#### Available data
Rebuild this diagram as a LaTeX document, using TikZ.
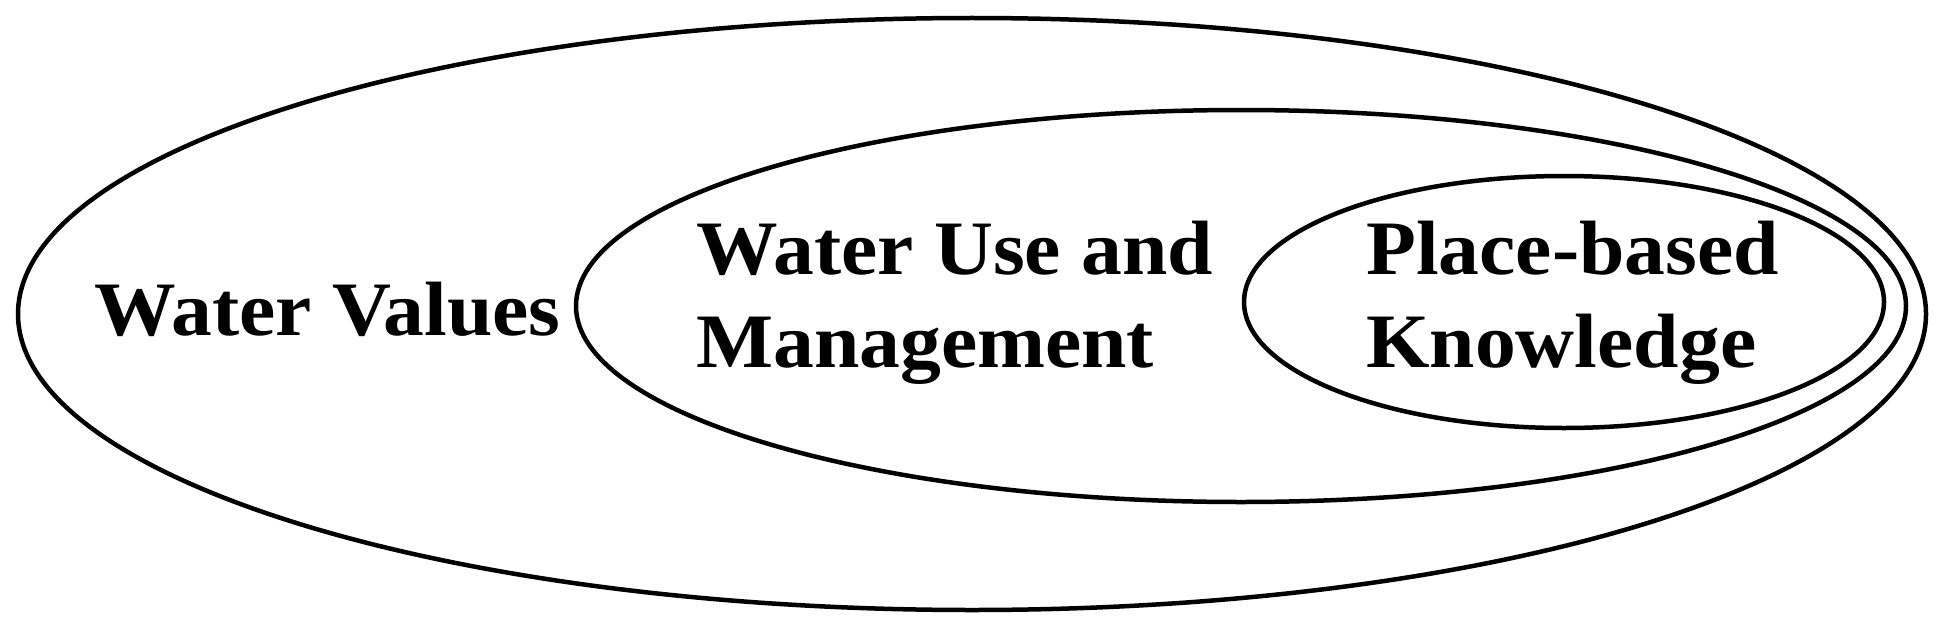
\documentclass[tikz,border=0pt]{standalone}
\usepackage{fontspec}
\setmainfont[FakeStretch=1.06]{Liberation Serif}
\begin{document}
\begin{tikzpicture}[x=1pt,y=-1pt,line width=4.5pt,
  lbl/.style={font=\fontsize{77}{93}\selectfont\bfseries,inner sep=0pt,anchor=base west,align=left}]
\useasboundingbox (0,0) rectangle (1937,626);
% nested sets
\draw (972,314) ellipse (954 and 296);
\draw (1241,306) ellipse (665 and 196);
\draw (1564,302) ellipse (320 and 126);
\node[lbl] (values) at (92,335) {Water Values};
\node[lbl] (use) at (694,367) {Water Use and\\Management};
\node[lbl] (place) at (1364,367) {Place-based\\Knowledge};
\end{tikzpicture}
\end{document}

#### Problem details
Your task is an exact transcription of all the data, minus the pictures.

#### Output for this task
Rebuild this diagram as a LaTeX document, using TikZ.
\documentclass[tikz,border=0pt]{standalone}
\usepackage{fontspec}
\setmainfont[FakeStretch=1.06]{Liberation Serif}
\begin{document}
\begin{tikzpicture}[x=1pt,y=-1pt,line width=4.5pt,
  lbl/.style={font=\fontsize{77}{93}\selectfont\bfseries,inner sep=0pt,anchor=base west,align=left}]
\useasboundingbox (0,0) rectangle (1937,626);
% nested sets
\draw (972,314) ellipse (954 and 296);
\draw (1241,306) ellipse (665 and 196);
\draw (1564,302) ellipse (320 and 126);
\node[lbl] (values) at (92,335) {Water Values};
\node[lbl] (use) at (694,367) {Water Use and\\Management};
\node[lbl] (place) at (1364,367) {Place-based\\Knowledge};
\end{tikzpicture}
\end{document}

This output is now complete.